ABC’s main anchor, George Stephanopoulos, has acknowledged that he gave $75,000 to the Clinton Foundation over the past three years. He didn’t tell his bosses, and he never mentioned it on the air, even when grilling the author of a book that questions whether foundation donations influenced decisions Hillary Clinton made as Secretary of State. (I’ve embedded video of that interview below.)
Now, Stephanopoulos says, he’s sorry he didn’t disclose the contributions. “I should have gone the extra mile to avoid even the appearance of a conflict,” he told viewers on Good Morning America.
The network’s reponse? “We accept his apology. It was an honest mistake.”
I’m not buying it. Stephanopoulos is no rookie. He knows full well that he’s been viewed as potentially biased in favor of Democrats in general, and the Clintons in particular, ever since ABC hired him in 1996, when he left his job as a senior advisor in the Clinton White House. He didn’t make a nominal gift to a much beloved national charity. He gave $25,000 for three years straight to a foundation linked to a polarizing political family, one he just happened to have worked for. And he didn’t think that would raise questions about his credibility as a journalist? Come on.
Stephanopoulos has been in the news business almost 20 years now. Surely he’s aware that one of the four key points in the SPJ ethics code is “act independently [and] avoid conflicts of interest, real or perceived.” By any measure, he’s fallen short. But his employer is standing by him. While he won’t play any role in a Republican debate that ABC plans to air, Stephanopoulos apparently will still be involved in the network’s 2016 campaign coverage.

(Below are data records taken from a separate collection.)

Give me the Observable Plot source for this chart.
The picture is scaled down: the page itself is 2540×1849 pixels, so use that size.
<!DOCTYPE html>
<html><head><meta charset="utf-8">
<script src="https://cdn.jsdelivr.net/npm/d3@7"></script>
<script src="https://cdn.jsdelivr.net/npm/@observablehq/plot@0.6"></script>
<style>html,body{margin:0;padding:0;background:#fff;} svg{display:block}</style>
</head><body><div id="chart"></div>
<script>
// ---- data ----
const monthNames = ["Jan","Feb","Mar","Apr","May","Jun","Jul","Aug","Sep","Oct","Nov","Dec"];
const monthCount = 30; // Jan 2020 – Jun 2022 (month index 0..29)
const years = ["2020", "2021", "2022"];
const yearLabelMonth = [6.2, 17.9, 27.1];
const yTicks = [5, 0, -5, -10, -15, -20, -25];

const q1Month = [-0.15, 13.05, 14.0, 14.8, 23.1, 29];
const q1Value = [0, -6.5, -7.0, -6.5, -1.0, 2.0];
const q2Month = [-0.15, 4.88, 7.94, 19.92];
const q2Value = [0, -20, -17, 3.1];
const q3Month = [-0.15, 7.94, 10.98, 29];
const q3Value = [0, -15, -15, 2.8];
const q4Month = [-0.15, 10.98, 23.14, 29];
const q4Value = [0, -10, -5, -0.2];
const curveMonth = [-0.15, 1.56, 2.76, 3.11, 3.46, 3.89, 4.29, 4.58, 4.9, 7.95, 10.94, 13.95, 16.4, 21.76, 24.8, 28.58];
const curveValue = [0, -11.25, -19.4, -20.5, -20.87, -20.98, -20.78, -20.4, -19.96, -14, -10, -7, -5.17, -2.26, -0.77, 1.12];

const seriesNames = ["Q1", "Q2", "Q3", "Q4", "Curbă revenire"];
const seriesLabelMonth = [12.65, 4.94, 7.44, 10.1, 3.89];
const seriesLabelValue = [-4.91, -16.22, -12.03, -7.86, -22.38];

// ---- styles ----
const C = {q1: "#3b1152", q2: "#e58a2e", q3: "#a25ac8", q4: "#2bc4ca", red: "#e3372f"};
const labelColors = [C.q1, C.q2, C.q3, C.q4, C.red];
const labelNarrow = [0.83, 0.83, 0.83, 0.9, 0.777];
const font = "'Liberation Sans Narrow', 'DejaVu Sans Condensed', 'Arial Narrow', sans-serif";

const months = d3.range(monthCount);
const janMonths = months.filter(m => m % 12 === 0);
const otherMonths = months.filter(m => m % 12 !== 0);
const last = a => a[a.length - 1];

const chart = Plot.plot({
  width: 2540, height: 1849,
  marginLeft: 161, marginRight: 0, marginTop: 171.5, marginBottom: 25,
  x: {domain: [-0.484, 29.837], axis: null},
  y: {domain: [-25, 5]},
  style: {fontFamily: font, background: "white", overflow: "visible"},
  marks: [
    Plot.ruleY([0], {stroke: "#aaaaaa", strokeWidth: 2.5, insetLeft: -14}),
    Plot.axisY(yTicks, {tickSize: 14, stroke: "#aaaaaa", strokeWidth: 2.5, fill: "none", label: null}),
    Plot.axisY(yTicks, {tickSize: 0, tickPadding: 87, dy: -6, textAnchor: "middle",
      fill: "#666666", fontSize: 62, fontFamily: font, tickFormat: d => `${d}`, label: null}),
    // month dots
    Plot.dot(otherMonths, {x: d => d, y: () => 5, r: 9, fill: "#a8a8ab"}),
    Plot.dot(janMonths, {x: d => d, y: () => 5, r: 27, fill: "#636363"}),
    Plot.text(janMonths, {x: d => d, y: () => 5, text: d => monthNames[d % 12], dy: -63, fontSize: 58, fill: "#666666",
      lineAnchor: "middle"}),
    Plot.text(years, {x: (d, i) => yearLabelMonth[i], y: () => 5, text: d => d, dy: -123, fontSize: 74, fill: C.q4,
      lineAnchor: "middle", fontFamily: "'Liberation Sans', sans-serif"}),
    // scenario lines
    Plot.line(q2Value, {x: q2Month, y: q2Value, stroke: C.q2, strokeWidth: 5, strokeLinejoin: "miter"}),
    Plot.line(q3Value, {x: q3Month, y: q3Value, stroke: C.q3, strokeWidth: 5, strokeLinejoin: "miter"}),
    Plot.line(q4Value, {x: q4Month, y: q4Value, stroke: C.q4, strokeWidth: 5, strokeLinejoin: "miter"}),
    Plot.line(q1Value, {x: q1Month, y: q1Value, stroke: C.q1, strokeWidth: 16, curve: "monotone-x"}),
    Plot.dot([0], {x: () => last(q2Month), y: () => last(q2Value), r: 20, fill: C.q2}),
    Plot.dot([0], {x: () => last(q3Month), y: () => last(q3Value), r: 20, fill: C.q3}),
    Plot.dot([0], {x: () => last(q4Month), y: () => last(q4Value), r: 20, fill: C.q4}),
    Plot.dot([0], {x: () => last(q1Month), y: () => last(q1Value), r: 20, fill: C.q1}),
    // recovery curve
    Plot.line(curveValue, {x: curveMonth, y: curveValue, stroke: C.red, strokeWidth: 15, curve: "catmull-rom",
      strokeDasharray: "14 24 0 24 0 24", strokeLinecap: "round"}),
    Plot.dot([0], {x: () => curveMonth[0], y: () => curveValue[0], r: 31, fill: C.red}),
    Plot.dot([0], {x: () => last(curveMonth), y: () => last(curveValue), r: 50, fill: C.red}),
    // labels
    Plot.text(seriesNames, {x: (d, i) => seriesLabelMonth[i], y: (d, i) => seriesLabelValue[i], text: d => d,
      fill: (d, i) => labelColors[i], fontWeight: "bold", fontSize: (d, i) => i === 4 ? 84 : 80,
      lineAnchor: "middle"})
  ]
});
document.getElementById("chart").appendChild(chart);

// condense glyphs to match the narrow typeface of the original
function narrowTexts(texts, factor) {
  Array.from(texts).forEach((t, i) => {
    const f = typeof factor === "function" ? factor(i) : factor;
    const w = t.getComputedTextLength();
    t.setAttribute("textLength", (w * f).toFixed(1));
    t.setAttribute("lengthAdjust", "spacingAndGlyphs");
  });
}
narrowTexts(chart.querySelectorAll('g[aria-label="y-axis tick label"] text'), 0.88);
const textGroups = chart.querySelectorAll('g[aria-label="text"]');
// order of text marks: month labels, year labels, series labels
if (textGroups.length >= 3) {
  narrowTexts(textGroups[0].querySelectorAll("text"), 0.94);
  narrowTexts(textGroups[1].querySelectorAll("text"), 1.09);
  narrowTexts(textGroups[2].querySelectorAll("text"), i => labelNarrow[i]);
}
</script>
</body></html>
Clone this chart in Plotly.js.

How is it that Stephanopoulos can escape any discipline? Can you spell ratings? As the host of ABC’s most-watched news program, Good Morning America, and its Sunday talk show, This Week, Stephanopoulos is worth a bundle to ABC News. With NBC News still reeling from the Brian Williams debacle and the unceremonious dumping of Meet the Press host David Gregory, ABC is loath to give up a competitive advantage by punishing Stephanopoulos.
In apologizing for his action, Stephanopoulos explained, “I’m sorry because I don’t want anything to compromise my integrity or the standards of ABC News.”
Too late. The damage is done. And by letting it stand, ABC News has compromised the credibility of its entire news division. Taking Stephanopoulos off the air for a few days and reminding the entire staff of their ethical obligations is the least ABC should do. It speaks volumes about the state of network news these days that ABC plans to do nothing of the sort.